Market watch: Anatomy of a bull run
This bull run may be the biggest and strongest we have ever seen in our history but the level of investor participation has perhaps been the least, writes Udayan Mukherjee.
Wow. That was all I could say at the end of trade on Tuesday. Amazed, astounded, overwhelmed. Am generally of a bullish disposition and a complete believer in this structural bull market--which I try to temper periodically for a more objective outlook--yet am taken aback at the ferocity of this move. On Tuesday, the move was of historic proportions, not simply because the Sensex cleared 18,000 but because it seemed to have shed much of its baggage.
Two years ago, could one even conceive that the market would post its biggest rally ever amid a real possibility of the government being pulled down and mid-term polls? I doubt it very much. Sceptics would argue that this is "dumb" money that does not understand the realities of electoral possibilities. While there may be a grain of truth in that, my feeling is that the markets have moved beyond politics and politicians. Unless it is faced with something as dire as a Third Front government, politics has perhaps lost its ability to break the back of this market. Tuesday may have been proof of that.

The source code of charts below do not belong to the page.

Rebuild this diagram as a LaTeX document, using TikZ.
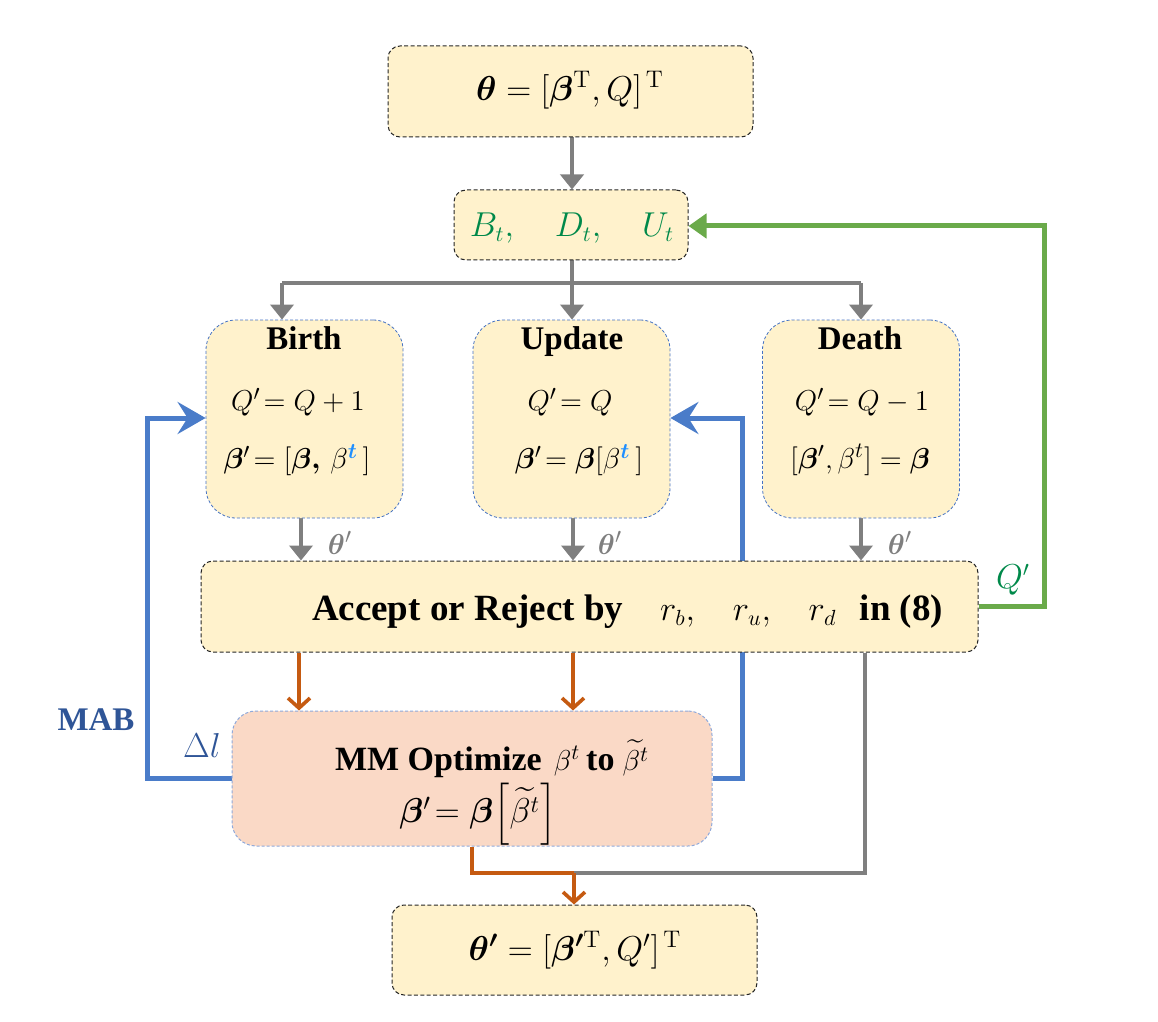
\documentclass[tikz,border=0pt]{standalone}
\usepackage{amsmath,bm}
\usepackage[no-math]{fontspec}
\setmainfont{Liberation Serif}
\usetikzlibrary{arrows.meta}
\definecolor{boxfill}{HTML}{FFF2CC}
\definecolor{mmfill}{HTML}{FAD9C6}
\definecolor{arrgray}{HTML}{7F7F7F}
\definecolor{arrorange}{HTML}{C55A11}
\definecolor{loopblue}{HTML}{4A7CC9}
\definecolor{loopgreen}{HTML}{6AAA4A}
\definecolor{txtgreen}{HTML}{00894A}
\definecolor{mabblue}{HTML}{2F5597}
\definecolor{tblue}{HTML}{1F8FFF}
\definecolor{dashblue}{HTML}{4472C4}
\definecolor{mmborder}{HTML}{8EA9DB}
\pgfdeclarelayer{bg}
\pgfsetlayers{bg,main}
\newcommand{\fs}[1]{\fontsize{#1}{#1}\selectfont}
\begin{document}
\begin{tikzpicture}[x=0.5pt,y=-0.5pt,
  ybox/.style={fill=boxfill, draw=black!85, dash pattern=on 2pt off 1.2pt, line width=0.5pt, rounded corners=6pt, inner sep=0pt},
  pbox/.style={fill=boxfill, draw=dashblue, dash pattern=on 1.5pt off 1pt, line width=0.4pt, rounded corners=15pt, inner sep=0pt, minimum width=98.5pt, minimum height=99pt},
  mmbox/.style={fill=mmfill, draw=mmborder, dash pattern=on 1.5pt off 1pt, line width=0.5pt, rounded corners=12pt, inner sep=0pt},
  lbl/.style={inner sep=0pt, outer sep=0pt},
  grayline/.style={draw=arrgray, line width=2pt},
  grayarrow/.style={grayline, -{Triangle[length=7.5pt,width=11.5pt]}},
  orangeline/.style={draw=arrorange, line width=1.8pt},
  orangearrow/.style={orangeline, -{Straight Barb[length=5pt,width=11pt,line width=1.8pt]}},
  blueloop/.style={draw=loopblue, line width=2.5pt, -{Stealth[length=14pt,width=16pt,inset=5pt]}},
  greenloop/.style={draw=loopgreen, line width=2.5pt, -{Triangle[length=9pt,width=12pt]}},
  title/.style={lbl, anchor=base, font=\fs{16.5}\bfseries}
]
\useasboundingbox (0,0) rectangle (1158,1022);

% boxes
\node[ybox, minimum width=182.5pt, minimum height=45.5pt] (top) at (570.5,91.5) {};
\node[ybox, minimum width=117pt, minimum height=35pt] (bdu) at (571,225) {};
\node[pbox] (birth) at (304.5,419) {};
\node[pbox] (update) at (571.5,419) {};
\node[pbox] (death) at (861,419) {};
\node[ybox, minimum width=388.5pt, minimum height=45.5pt] (accept) at (589.5,606.5) {};
\node[mmbox, minimum width=240pt, minimum height=67.5pt] (mm) at (472,778.5) {};
\node[ybox, minimum width=182.5pt, minimum height=45pt] (bottom) at (574.5,950) {};

% texts
\node[lbl] (toptxt) at (570,90) {\fs{18.5}$\bm{\theta}=[\bm{\beta}^{\mathrm{T}},Q]^{\,\mathrm{T}}$};
\node[lbl, text=txtgreen] (bdutxt) at (572,228) {\fs{16}$B_t,\hspace{1.1em}D_t,\hspace{1.1em}U_t$};

\node[title] (birthT) at (304,350) {Birth};
\node[lbl] (birthQ) at (298,402) {\fs{15.5}$Q'\!=Q+1$};
\node[lbl] (birthB) at (297,460) {\fs{15.5}$\bm{\beta}'\!=[\bm{\beta,}\,\beta^{\textcolor{tblue}{\bm{t}}}\,]$};

\node[title] (updateT) at (572,350) {Update};
\node[lbl] (updateQ) at (570,402) {\fs{15.5}$Q'\!=Q$};
\node[lbl] (updateB) at (579,460) {\fs{15.5}$\bm{\beta}'\!=\bm{\beta}[\beta^{\textcolor{tblue}{\bm{t}}}\,]$};

\node[title] (deathT) at (860,350) {Death};
\node[lbl] (deathQ) at (862,402) {\fs{15.5}$Q'\!=Q-1$};
\node[lbl] (deathB) at (860,460) {\fs{15.5}$[\bm{\beta}',\beta^{t}]=\bm{\beta}$};

\node[lbl, text=arrgray] (th1) at (340,543) {\fs{15.5}$\bm{\theta}'$};
\node[lbl, text=arrgray] (th2) at (610,543) {\fs{15.5}$\bm{\theta}'$};
\node[lbl, text=arrgray] (th3) at (900,543) {\fs{15.5}$\bm{\theta}'$};

\node[lbl, anchor=base west] (acc1) at (312,620) {\fs{18.5}\bfseries Accept or Reject by};
\node[lbl, anchor=base west] (acc2) at (660,620) {\fs{16}$r_b,\hspace{1.0em}r_u,\hspace{1.0em}r_d$};
\node[lbl, anchor=base east] (acc3) at (943,620) {\fs{18.5}\bfseries in (8)};

\node[lbl, anchor=base] (mm1) at (492,770) {{\fs{17}\bfseries MM Optimize}\hspace{6pt}{\fs{15.5}$\beta^t$}\hspace{3pt}{\fs{17}\bfseries to}\hspace{4pt}{\fs{15.5}$\widetilde{\beta^t}$}};
\node[lbl] (mm2) at (478,814) {\fs{16.5}$\bm{\beta}'\!=\bm{\beta}\Big[\widetilde{\beta^t}\Big]$};

\node[lbl] (bottomtxt) at (575,950) {\fs{18.5}$\bm{\theta'}=[\bm{\beta'}^{\mathrm{T}},Q']^{\,\mathrm{T}}$};

\node[lbl, text=mabblue] (mab) at (96,720) {\fs{16.5}\bfseries MAB};
\node[lbl, text=mabblue] (dl) at (202,745) {\fs{17}$\Delta l$};
\node[lbl, text=txtgreen] (qp) at (1013,580) {\fs{16}$Q'$};

% coordinates
\coordinate (hs) at (572,283);
\coordinate (sb) at (282,283);
\coordinate (sd) at (861,283);
\coordinate (ob) at (301,0);
\coordinate (ou) at (573,0);
\coordinate (od) at (861,0);
\coordinate (oa1) at (299,0);
\coordinate (oa2) at (573,0);
\coordinate (lb) at (147,418);
\coordinate (rb) at (742,418);
\coordinate (gc) at (1044,226);
\coordinate (gd) at (865,0);
\coordinate (jn) at (574,873);

\begin{pgfonlayer}{bg}
\draw[blueloop] (mm.west) -| (lb) -- (lb -| birth.west);
\draw[blueloop] (mm.east) -| (rb) -- (rb -| update.east);
\draw[greenloop] (accept.east) -| (gc) -- (gc -| bdu.east);
\draw[grayarrow] (top.south -| hs) -- (hs |- bdu.north);
\draw[grayline] (bdu.south -| hs) -- (hs);
\draw[grayline] (sb) -- (sd);
\draw[grayarrow] (sb) -- (sb |- birth.north);
\draw[grayarrow] (hs) -- (hs |- update.north);
\draw[grayarrow] (sd) -- (sd |- death.north);
\draw[grayarrow] (ob |- birth.south) -- (ob |- accept.north);
\draw[grayarrow] (ou |- update.south) -- (ou |- accept.north);
\draw[grayarrow] (od |- death.south) -- (od |- accept.north);
\draw[orangearrow] (oa1 |- accept.south) -- (oa1 |- mm.north);
\draw[orangearrow] (oa2 |- accept.south) -- (oa2 |- mm.north);
\draw[grayline] (gd |- accept.south) |- (jn);
\draw[orangeline] (mm.south) |- (jn);
\draw[orangearrow] (jn) -- (jn |- bottom.north);
\end{pgfonlayer}
\end{tikzpicture}
\end{document}
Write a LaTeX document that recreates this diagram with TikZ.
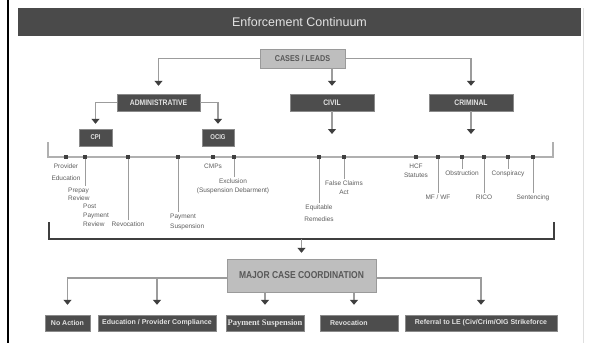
\documentclass[tikz,border=0pt]{standalone}
\usepackage{fontspec}
\setmainfont{Liberation Sans}
\newfontfamily\condfont[FakeStretch=0.85]{Liberation Sans}
\newfontfamily\timesfont{Liberation Serif}
\usetikzlibrary{arrows.meta}
\definecolor{bardark}{HTML}{4A4A4A}
\definecolor{boxdark}{HTML}{4D4D4D}
\definecolor{boxedge}{HTML}{8A8A8A}
\definecolor{boxtext}{HTML}{E2E2E2}
\definecolor{boxlight}{HTML}{BEBEBE}
\definecolor{lightedge}{HTML}{9A9A9A}
\definecolor{lighttext}{HTML}{575757}
\definecolor{linegray}{HTML}{9C9C9C}
\definecolor{tipdark}{HTML}{3F3F3F}
\definecolor{labelgray}{HTML}{5E5E5E}
\tikzset{
  % boxes
  title bar/.style={fill=bardark, text=boxtext, minimum width=563pt, minimum height=28pt,
    inner sep=0pt, font=\fontsize{12.5}{14}\selectfont},
  dark box/.style={draw=boxedge, fill=boxdark, text=boxtext, inner sep=0pt, minimum height=17pt,
    font=\condfont\bfseries\fontsize{8}{9}\selectfont},
  light box/.style={draw=lightedge, fill=boxlight, text=lighttext, inner sep=0pt,
    font=\condfont\bfseries\fontsize{8.5}{10}\selectfont},
  bottom box/.style={draw=boxedge, fill=boxdark, text=boxtext, inner sep=0pt, minimum height=16pt,
    font=\bfseries\fontsize{7}{8}\selectfont},
  % connectors
  link/.style={draw=linegray, line width=1.1pt, -{Triangle[width=8pt,length=5pt,color=tipdark]}},
  drop line/.style={draw=linegray, line width=0.8pt, shorten >=2pt},
  time line/.style={draw=linegray!80, line width=1.8pt},
  bracket line/.style={draw=tipdark, line width=2pt},
  tick box/.style={fill=tipdark, minimum size=4.5pt, inner sep=0pt},
  small label/.style={font=\fontsize{6.5}{8}\selectfont, text=labelgray, inner sep=0pt, align=center},
}

\begin{document}
\begin{tikzpicture}[x=1pt,y=-1pt]
\useasboundingbox[fill=white] (0,0) rectangle (589,343);
% frame
\draw[black, line width=2.5pt] (8,0) -- (8,343);
\draw[gray!25, line width=1pt] (583,8) -- (583,343);

% title
\node[title bar] (title) at (299.5,22) {Enforcement Continuum};

% tree
\node[light box, minimum width=85pt, minimum height=19pt] (cases) at (302.5,58.5) {CASES / LEADS};
\node[dark box, minimum width=83pt] (admin) at (158.5,102.5) {ADMINISTRATIVE};
\node[dark box, minimum width=84pt] (civil) at (332,102.5) {CIVIL};
\node[dark box, minimum width=84pt] (criminal) at (471,102.5) {CRIMINAL};
\node[dark box, minimum width=33pt, font=\condfont\bfseries\fontsize{7}{8}\selectfont] (cpi) at (95.5,137.5) {CPI};
\node[dark box, minimum width=32pt, font=\condfont\bfseries\fontsize{7}{8}\selectfont] (ocig) at (218,137.5) {OCIG};

\draw[link, shorten >=8pt] (cases.west) -| (admin.north);
\draw[link, shorten >=8pt] (cases.south -| civil.north) -- (civil.north);
\draw[link, shorten >=8pt] (cases.east) -| (criminal.north);
\draw[link, shorten >=5pt] (admin.west) -| (cpi.north);
\draw[link, shorten >=5pt] (admin.east) -| (ocig.north);

% time line
\coordinate (tl-a) at (48,142);
\coordinate (tl-b) at (48,157);
\coordinate (tl-c) at (553,157);
\coordinate (tl-d) at (553,142);
\draw[time line] (tl-a) -- (tl-b) -- (tl-c) -- (tl-d);
\draw[link, shorten >=23pt] (civil.south) -- (civil.south |- tl-b);
\draw[link, shorten >=23pt] (criminal.south) -- (criminal.south |- tl-b);

\node[tick box] (t-provider) at (66,157) {};
\node[tick box] (t-prepay) at (85,157) {};
\node[tick box] (t-revoc) at (128,157) {};
\node[tick box] (t-payment) at (178,157) {};
\node[tick box] (t-cmp) at (213,157) {};
\node[tick box] (t-exclusion) at (234,157) {};
\node[tick box] (t-equitable) at (319,157) {};
\node[tick box] (t-falseclaims) at (344,157) {};
\node[tick box] (t-hcf) at (416,157) {};
\node[tick box] (t-mfwf) at (438,157) {};
\node[tick box] (t-obstruction) at (462,157) {};
\node[tick box] (t-rico) at (484,157) {};
\node[tick box] (t-conspiracy) at (508,157) {};
\node[tick box] (t-sentencing) at (533,157) {};

\node[small label, anchor=north] (provider) at (66,164) {Provider\\[4pt]Education};
\node[small label, anchor=north west, align=left] (prepay) at (68,188) {Prepay\\Review};
\node[small label, anchor=north west, align=left] (postpay) at (83,204) {Post\\[1pt]Payment\\[1pt]Review};
\node[small label, anchor=north] (revoc-l) at (128,222) {Revocation};
\node[small label, anchor=north west, align=left] (payment) at (170,214) {Payment\\[2pt]Suspension};
\node[small label, anchor=north] (cmp) at (213,164) {CMPs};
\node[small label, anchor=north] (exclusion) at (233,179) {Exclusion\\[1pt](Suspension Debarment)};
\node[small label, anchor=north] (equitable) at (319,205) {Equitable\\[4pt]Remedies};
\node[small label, anchor=north] (falseclaims) at (344,181) {False Claims\\[1pt]Act};
\node[small label, anchor=north] (hcf) at (416,164) {HCF\\[1pt]Statutes};
\node[small label, anchor=north] (mfwf) at (438,195) {MF / WF};
\node[small label, anchor=north] (obstruction) at (462,171) {Obstruction};
\node[small label, anchor=north] (rico) at (484,195) {RICO};
\node[small label, anchor=north] (conspiracy) at (508,171) {Conspiracy};
\node[small label, anchor=north] (sentencing) at (533,195) {Sentencing};

\draw[drop line] (t-prepay) -- (t-prepay |- prepay.north);
\draw[drop line] (t-revoc) -- (t-revoc |- revoc-l.north);
\draw[drop line] (t-payment) -- (t-payment |- payment.north);
\draw[drop line] (t-exclusion) -- (t-exclusion |- exclusion.north);
\draw[drop line] (t-equitable) -- (t-equitable |- equitable.north);
\draw[drop line] (t-falseclaims) -- (t-falseclaims |- falseclaims.north);
\draw[drop line] (t-mfwf) -- (t-mfwf |- mfwf.north);
\draw[drop line] (t-obstruction) -- (t-obstruction |- obstruction.north);
\draw[drop line] (t-rico) -- (t-rico |- rico.north);
\draw[drop line] (t-conspiracy) -- (t-conspiracy |- conspiracy.north);
\draw[drop line] (t-sentencing) -- (t-sentencing |- sentencing.north);

% bracket
\coordinate (br-a) at (49,222);
\coordinate (br-b) at (49,239);
\coordinate (br-c) at (554,239);
\coordinate (br-d) at (554,222);
\draw[bracket line] (br-a) -- (br-b) -- (br-c) -- (br-d);

% coordination
\node[light box, minimum width=149pt, minimum height=33pt, font=\condfont\bfseries\fontsize{10}{12}\selectfont] (major) at (301.5,275.5) {MAJOR CASE COORDINATION};
\draw[link, shorten >=6pt] (major.north |- br-b) -- (major.north);

\node[bottom box, minimum width=45pt] (noaction) at (67.5,323) {No Action};
\node[bottom box, minimum width=118pt] (education) at (157,323) {Education / Provider Compliance};
\node[bottom box, minimum width=78pt, font=\timesfont\bfseries\fontsize{8.5}{9}\selectfont] (paysusp) at (265,323) {Payment Suspension};
\node[bottom box, text width=58pt, inner xsep=10pt, align=left] (revoc) at (359,323) {Revocation};
\node[bottom box, minimum width=152pt] (referral) at (481,323) {Referral to LE (Civ/Crim/OIG Strikeforce};

\draw[link, shorten >=10pt] (major.west |- 0,278) -| (noaction.north);
\draw[link, shorten >=10pt] (education.north |- 0,278) -- (education.north);
\draw[link, shorten >=10pt] (major.south -| paysusp.north) -- (paysusp.north);
\draw[link, shorten >=10pt] (major.south -| 354,0) -- (354,0 |- revoc.north);
\draw[link, shorten >=10pt] (major.east |- 0,278) -| (referral.north);
\end{tikzpicture}
\end{document}
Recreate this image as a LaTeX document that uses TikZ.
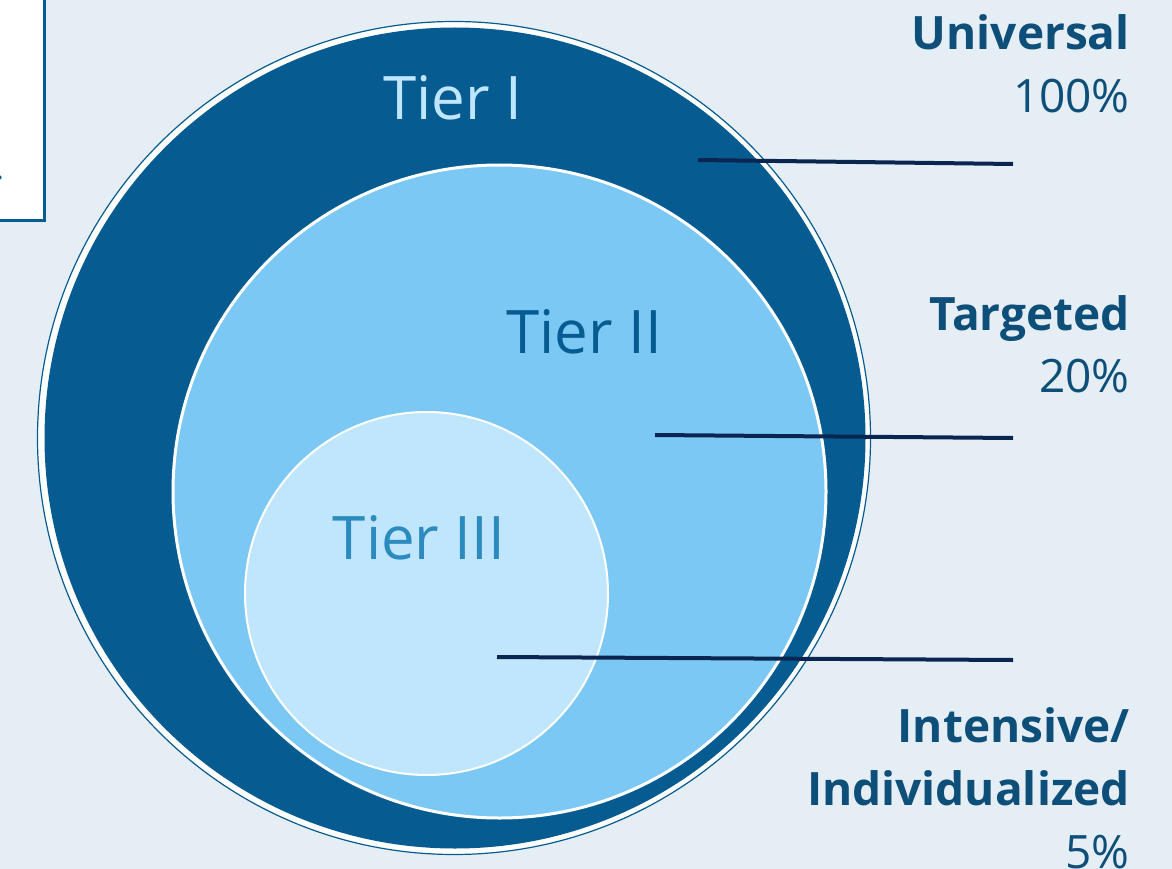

The Sensex at 18,000 is on every newspaper this morning. Logically, Indian households should be celebrating, but my guess is that they are not. On the contrary, they would be feeling left out. There is no Harshad Mehta or Ketan Parekh type mass hysteria in the country today. Far from it. This bull run may be the biggest and strongest we have ever seen in our history but the level of investor participation has perhaps been the least. Direct stock ownership is woefully low compared to the bull runs of yesteryear. That is why we have these frequent calls for correction at every higher level and the utter scepticism and disbelief we hear around us. Tuesday’s move is a message to those who are still waiting: the perils of waiting for a dip in a bull market are well documented in history.
Sadly, despite the many falls and pullbacks to higher peaks, this lesson has not been learnt. So, as we look at the market today, along with the elation I feel is a sense of regret that the good old Indian household is still fighting shy of this wonderful bull run and is probably leaving it till too late.